> **SOURCE RECORDS**
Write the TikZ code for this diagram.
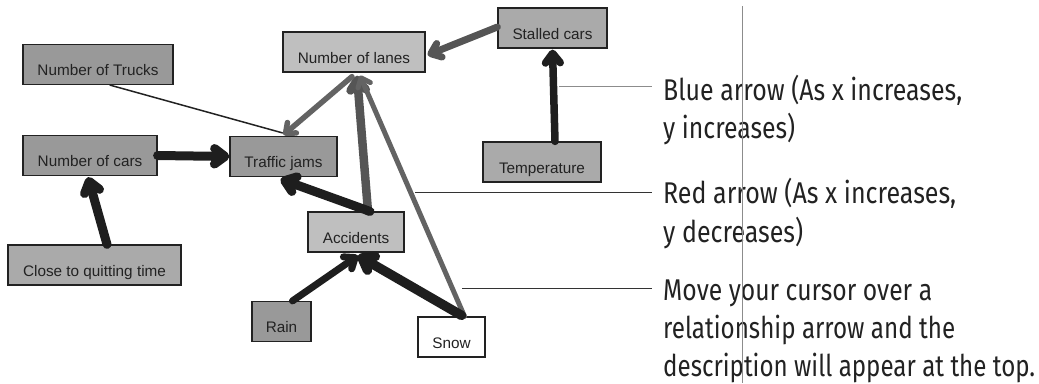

* * *

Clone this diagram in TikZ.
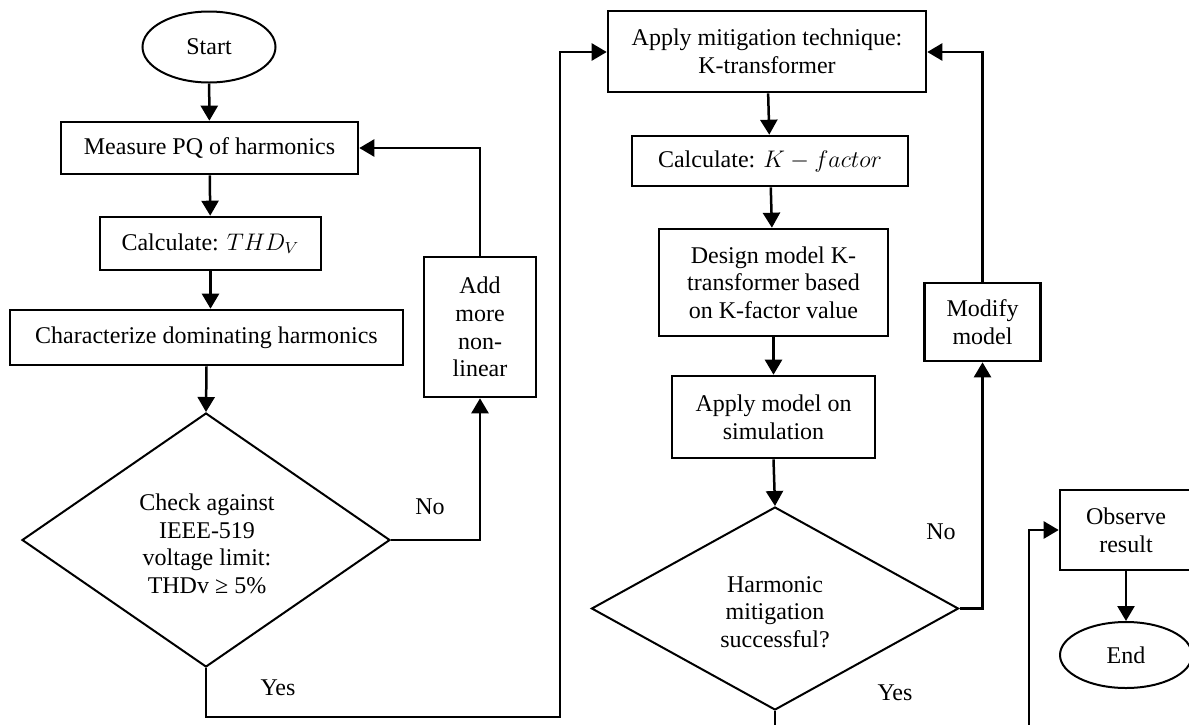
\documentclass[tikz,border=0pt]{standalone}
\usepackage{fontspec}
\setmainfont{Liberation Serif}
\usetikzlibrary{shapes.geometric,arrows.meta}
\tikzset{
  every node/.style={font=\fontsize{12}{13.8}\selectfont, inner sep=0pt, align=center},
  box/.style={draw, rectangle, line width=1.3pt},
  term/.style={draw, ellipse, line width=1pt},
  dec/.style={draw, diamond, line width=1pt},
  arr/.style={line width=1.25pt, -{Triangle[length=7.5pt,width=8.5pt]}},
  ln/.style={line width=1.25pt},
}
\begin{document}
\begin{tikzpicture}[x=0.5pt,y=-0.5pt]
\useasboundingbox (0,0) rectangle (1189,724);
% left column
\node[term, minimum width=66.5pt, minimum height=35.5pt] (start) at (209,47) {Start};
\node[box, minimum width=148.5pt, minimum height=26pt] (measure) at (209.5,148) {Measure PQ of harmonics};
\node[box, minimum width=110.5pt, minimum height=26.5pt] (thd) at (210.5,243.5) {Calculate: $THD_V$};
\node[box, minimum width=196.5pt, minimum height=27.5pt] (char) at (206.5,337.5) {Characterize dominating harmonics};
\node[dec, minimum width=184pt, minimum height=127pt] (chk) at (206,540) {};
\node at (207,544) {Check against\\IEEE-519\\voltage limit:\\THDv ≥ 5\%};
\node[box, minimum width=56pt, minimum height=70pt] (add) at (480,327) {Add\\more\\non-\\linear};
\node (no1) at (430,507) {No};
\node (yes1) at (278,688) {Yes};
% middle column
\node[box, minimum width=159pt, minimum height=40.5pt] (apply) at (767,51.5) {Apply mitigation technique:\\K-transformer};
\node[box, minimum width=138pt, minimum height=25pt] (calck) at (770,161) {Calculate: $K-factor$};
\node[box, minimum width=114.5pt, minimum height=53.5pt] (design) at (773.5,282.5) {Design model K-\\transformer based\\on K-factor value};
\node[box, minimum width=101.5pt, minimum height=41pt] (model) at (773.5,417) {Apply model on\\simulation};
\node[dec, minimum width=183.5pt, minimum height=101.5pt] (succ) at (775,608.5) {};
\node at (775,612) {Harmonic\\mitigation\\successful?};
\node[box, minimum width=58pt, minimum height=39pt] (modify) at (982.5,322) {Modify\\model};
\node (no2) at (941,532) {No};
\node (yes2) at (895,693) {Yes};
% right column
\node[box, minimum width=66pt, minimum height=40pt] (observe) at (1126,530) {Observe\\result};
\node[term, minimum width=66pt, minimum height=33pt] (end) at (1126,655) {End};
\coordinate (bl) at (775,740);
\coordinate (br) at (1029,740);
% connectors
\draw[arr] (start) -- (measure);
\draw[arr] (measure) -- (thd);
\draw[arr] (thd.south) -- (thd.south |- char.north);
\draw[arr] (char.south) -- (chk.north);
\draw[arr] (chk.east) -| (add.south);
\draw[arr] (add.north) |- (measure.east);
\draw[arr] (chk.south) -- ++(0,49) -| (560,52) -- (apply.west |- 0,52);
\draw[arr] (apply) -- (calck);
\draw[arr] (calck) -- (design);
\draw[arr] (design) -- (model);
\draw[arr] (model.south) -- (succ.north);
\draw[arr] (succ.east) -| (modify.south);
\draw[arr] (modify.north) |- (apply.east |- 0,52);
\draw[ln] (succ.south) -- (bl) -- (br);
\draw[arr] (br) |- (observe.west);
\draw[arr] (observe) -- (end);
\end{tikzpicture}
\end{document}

> **SET EXERCISE**
Return solely the number of lines in the data that include the word "this".

> **WORKED ANSWER**
2